### GIVEN MATERIAL
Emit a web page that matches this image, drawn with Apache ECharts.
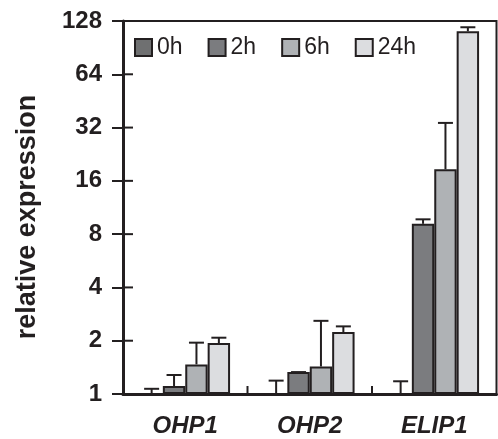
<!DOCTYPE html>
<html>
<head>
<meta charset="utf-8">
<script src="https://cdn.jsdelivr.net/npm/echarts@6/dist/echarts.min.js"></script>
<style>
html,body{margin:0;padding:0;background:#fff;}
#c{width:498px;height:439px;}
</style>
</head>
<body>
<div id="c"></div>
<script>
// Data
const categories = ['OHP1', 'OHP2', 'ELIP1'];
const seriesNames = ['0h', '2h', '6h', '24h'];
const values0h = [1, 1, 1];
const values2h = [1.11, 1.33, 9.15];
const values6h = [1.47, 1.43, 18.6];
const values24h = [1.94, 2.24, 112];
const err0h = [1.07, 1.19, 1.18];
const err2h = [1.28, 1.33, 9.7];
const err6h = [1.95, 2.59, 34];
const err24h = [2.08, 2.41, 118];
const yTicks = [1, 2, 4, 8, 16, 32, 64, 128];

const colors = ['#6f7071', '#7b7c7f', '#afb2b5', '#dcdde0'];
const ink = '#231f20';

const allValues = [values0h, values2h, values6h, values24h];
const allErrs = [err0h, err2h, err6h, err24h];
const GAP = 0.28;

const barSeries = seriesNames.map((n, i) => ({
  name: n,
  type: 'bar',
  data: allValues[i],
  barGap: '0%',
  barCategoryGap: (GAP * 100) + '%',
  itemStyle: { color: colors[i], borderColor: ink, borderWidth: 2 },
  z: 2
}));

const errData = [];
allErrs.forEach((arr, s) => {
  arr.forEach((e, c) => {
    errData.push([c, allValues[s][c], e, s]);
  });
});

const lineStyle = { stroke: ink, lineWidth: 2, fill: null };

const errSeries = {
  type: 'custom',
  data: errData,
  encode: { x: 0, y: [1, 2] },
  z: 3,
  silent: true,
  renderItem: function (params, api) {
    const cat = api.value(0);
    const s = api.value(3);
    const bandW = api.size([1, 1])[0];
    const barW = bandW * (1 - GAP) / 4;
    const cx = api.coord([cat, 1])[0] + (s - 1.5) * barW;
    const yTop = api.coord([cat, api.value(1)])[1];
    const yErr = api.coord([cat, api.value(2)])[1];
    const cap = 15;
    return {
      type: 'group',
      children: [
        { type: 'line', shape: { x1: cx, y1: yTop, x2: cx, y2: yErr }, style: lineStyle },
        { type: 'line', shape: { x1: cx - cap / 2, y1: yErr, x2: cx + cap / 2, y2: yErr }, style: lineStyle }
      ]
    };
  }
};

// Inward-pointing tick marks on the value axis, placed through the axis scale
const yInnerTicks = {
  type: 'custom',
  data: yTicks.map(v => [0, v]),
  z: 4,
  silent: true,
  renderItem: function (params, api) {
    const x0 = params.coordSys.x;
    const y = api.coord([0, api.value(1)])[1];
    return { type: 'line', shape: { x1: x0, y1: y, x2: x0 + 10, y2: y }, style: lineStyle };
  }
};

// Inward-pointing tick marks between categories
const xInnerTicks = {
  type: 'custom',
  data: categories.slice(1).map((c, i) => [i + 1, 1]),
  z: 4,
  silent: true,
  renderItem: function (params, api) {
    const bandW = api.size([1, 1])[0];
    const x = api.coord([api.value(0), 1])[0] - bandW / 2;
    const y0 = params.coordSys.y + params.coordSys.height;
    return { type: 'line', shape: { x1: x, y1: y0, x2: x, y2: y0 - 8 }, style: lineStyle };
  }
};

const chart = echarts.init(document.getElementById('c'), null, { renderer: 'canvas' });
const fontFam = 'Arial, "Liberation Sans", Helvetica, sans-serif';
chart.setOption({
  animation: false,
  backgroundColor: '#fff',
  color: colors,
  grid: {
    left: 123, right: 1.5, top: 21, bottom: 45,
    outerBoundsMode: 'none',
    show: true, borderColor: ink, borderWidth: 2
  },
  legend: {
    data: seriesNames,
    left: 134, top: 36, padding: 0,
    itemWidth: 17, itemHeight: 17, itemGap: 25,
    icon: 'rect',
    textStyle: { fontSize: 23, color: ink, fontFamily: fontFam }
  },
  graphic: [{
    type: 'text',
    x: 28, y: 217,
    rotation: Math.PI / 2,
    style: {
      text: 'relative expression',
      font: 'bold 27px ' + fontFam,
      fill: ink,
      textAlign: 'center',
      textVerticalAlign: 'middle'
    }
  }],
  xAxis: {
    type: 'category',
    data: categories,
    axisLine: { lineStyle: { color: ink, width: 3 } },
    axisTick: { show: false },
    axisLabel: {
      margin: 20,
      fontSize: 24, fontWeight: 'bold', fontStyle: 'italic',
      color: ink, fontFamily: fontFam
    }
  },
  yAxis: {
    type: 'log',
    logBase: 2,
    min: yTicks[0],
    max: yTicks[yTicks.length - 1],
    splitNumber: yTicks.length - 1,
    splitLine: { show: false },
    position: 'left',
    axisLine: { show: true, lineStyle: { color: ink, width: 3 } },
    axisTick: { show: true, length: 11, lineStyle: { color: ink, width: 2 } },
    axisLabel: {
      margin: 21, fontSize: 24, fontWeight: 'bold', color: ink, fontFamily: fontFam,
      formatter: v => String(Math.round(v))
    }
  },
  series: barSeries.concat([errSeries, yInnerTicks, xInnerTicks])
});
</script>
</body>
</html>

### WRITTEN PROBLEM
Repeat the lines exactly as they stand, from the opening line of the data through the line with "const ink = '#231f20';". Pictures stay out of the copy.

### ANSWER BELOW
Emit a web page that matches this image, drawn with Apache ECharts.
<!DOCTYPE html>
<html>
<head>
<meta charset="utf-8">
<script src="https://cdn.jsdelivr.net/npm/echarts@6/dist/echarts.min.js"></script>
<style>
html,body{margin:0;padding:0;background:#fff;}
#c{width:498px;height:439px;}
</style>
</head>
<body>
<div id="c"></div>
<script>
// Data
const categories = ['OHP1', 'OHP2', 'ELIP1'];
const seriesNames = ['0h', '2h', '6h', '24h'];
const values0h = [1, 1, 1];
const values2h = [1.11, 1.33, 9.15];
const values6h = [1.47, 1.43, 18.6];
const values24h = [1.94, 2.24, 112];
const err0h = [1.07, 1.19, 1.18];
const err2h = [1.28, 1.33, 9.7];
const err6h = [1.95, 2.59, 34];
const err24h = [2.08, 2.41, 118];
const yTicks = [1, 2, 4, 8, 16, 32, 64, 128];

const colors = ['#6f7071', '#7b7c7f', '#afb2b5', '#dcdde0'];
const ink = '#231f20';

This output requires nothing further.